A higher basic salary means better PF contributions (which helps your retirement savings), higher HRA (which can reduce your tax burden), and often better increments since percentage hikes are usually applied to the basic component. Some companies keep basic salary lower to reduce their statutory contribution burden, but this isn't always in your best interest.
HRA (House Rent Allowance)
HRA is a component of your salary designed to help with housing costs. If you live in a rented house, a portion of your HRA is exempt from income tax, which can lead to significant tax savings. The exempt amount depends on factors like your actual rent paid, your basic salary, and the city you live in (metro vs non-metro).
HRA is usually 40% to 50% of your basic salary. Even if you don't pay rent, you'll still receive this amount, but it will be fully taxable. To claim HRA exemption, you'll need to submit rent receipts and your landlord's PAN (if annual rent exceeds ₹1 lakh).

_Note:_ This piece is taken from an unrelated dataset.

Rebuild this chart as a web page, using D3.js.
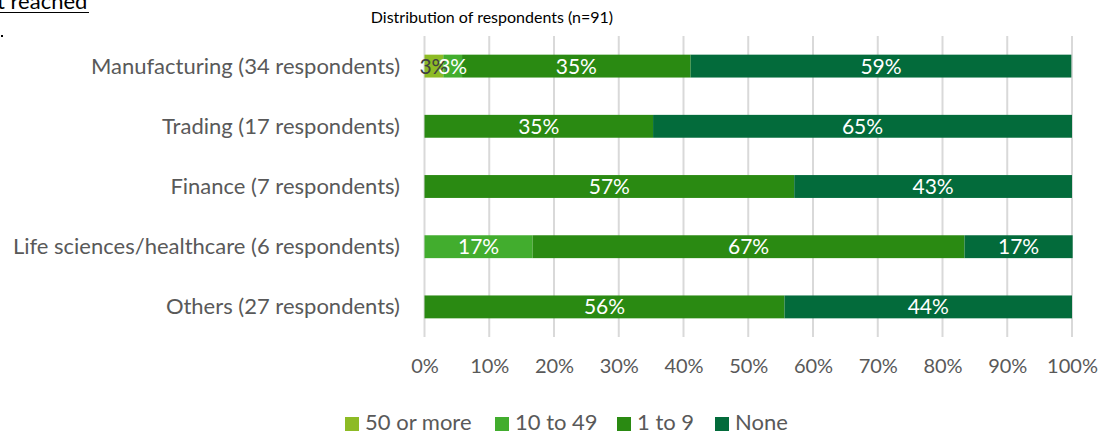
<!DOCTYPE html>
<html><head><meta charset="utf-8">
<script src="https://cdn.jsdelivr.net/npm/d3@7"></script>
<style>body{margin:0;background:#fff;}svg{display:block;}text{font-family:Lato,"Open Sans",sans-serif;}</style>
</head><body>
<svg id="c" width="1109" height="436"></svg>
<script>
const categories = ["Manufacturing (34 respondents)","Trading (17 respondents)","Finance (7 respondents)","Life sciences/healthcare (6 respondents)","Others (27 respondents)"];
const seriesNames = ["50 or more","10 to 49","1 to 9","None"];
const s50plus = [2.9, 0, 0, 0, 0];
const s10to49 = [2.9, 0, 0, 16.7, 0];
const s1to9 = [35.3, 35.3, 57.1, 66.7, 55.6];
const sNone = [58.8, 64.7, 42.9, 16.7, 44.4];
const tickValues = [0,10,20,30,40,50,60,70,80,90,100];
const colors = ["#8dbb25","#42ad2e","#2a8a12","#036b3b"];
const labelColors = ["#404040","#ffffff","#ffffff","#ffffff"];

const svg = d3.select("#c");
const x = d3.scaleLinear().domain([0,100]).range([424.5,1072]);
const y = d3.scaleBand().domain(categories).range([36,337]).paddingInner(0.62).paddingOuter(0.31);

svg.append("g").selectAll("line").data(tickValues).join("line")
  .attr("x1",d=>x(d)).attr("x2",d=>x(d)).attr("y1",36).attr("y2",337)
  .attr("stroke","#d9d9d9").attr("stroke-width",2);

const series = [s50plus,s10to49,s1to9,sNone];
const rows = categories.map((c,i)=>{const o={cat:c}; seriesNames.forEach((s,j)=>o[s]=series[j][i]); return o;});
const stacked = d3.stack().keys(seriesNames)(rows);

stacked.forEach((layer,j)=>{
  svg.append("g").selectAll("rect").data(layer.filter(d=>d[1]-d[0]>0)).join("rect")
    .attr("x",d=>x(d[0])).attr("width",d=>x(d[1])-x(d[0]))
    .attr("y",d=>y(d.data.cat)).attr("height",y.bandwidth())
    .attr("fill",colors[j]);
});
stacked.forEach((layer,j)=>{
  svg.append("g").selectAll("text").data(layer.filter(d=>d[1]-d[0]>0)).join("text")
    .attr("x",d=>(x(d[0])+x(d[1]))/2).attr("y",d=>y(d.data.cat)+y.bandwidth()/2+7.5)
    .attr("text-anchor","middle").attr("font-size",21).attr("fill",labelColors[j])
    .text(d=>Math.round(d[1]-d[0])+"%");
});

svg.append("g").selectAll("text").data(categories).join("text")
  .attr("x",400).attr("y",d=>y(d)+y.bandwidth()/2+7.5).attr("text-anchor","end")
  .attr("font-size",22).attr("fill","#595959").text(d=>d);

const xa = svg.append("g").attr("transform","translate(0,355)")
  .call(d3.axisBottom(x).tickValues(tickValues).tickFormat(d=>d+"%").tickSize(0).tickPadding(0));
xa.select(".domain").remove();
xa.selectAll("text").attr("font-size",20).attr("fill","#595959").attr("dy","0.9em").style("font-family","Lato,sans-serif");

svg.append("text").attr("x",492).attr("y",23).attr("text-anchor","middle").attr("font-size",16).attr("fill","#000").text("Distribution of respondents (n=91)");
svg.append("text").attr("x",-3).attr("y",9).attr("font-size",22).attr("fill","#000").text("t reached");
svg.append("line").attr("x1",0).attr("x2",89).attr("y1",12.5).attr("y2",12.5).attr("stroke","#000").attr("stroke-width",1);
svg.append("rect").attr("x",1).attr("y",35).attr("width",2).attr("height",2).attr("fill","#000");

const lx = [345,495,617,715];
const lg = svg.append("g").selectAll("g").data(seriesNames).join("g").attr("transform",(d,i)=>`translate(${lx[i]},413)`);
lg.append("rect").attr("width",14).attr("height",14).attr("y",4).attr("fill",(d,i)=>colors[i]);
lg.append("text").attr("x",20).attr("y",17).attr("font-size",22).attr("fill","#595959").text(d=>d);
</script>
</body></html>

Provident Fund (PF): Building Your Retirement Corpus
The Employee Provident Fund (EPF) is a retirement savings scheme where both you and your employer contribute 12% of your basic salary every month. This money accumulates over your working years and earns interest (currently around 8.15% per year, though this rate changes annually).
Your PF contribution is deducted from your salary, which reduces your monthly take-home. However, this is actually beneficial in the long run. The amount you contribute is eligible for tax deduction under Section 80C (up to ₹1.5 lakhs per year), and the interest earned is tax-free. When you retire or change jobs, you can withdraw this accumulated amount.
The employer's contribution is part of your CTC but doesn't come to you directly—it goes straight into your PF account. This is why your in-hand salary is less than your CTC divided by 12.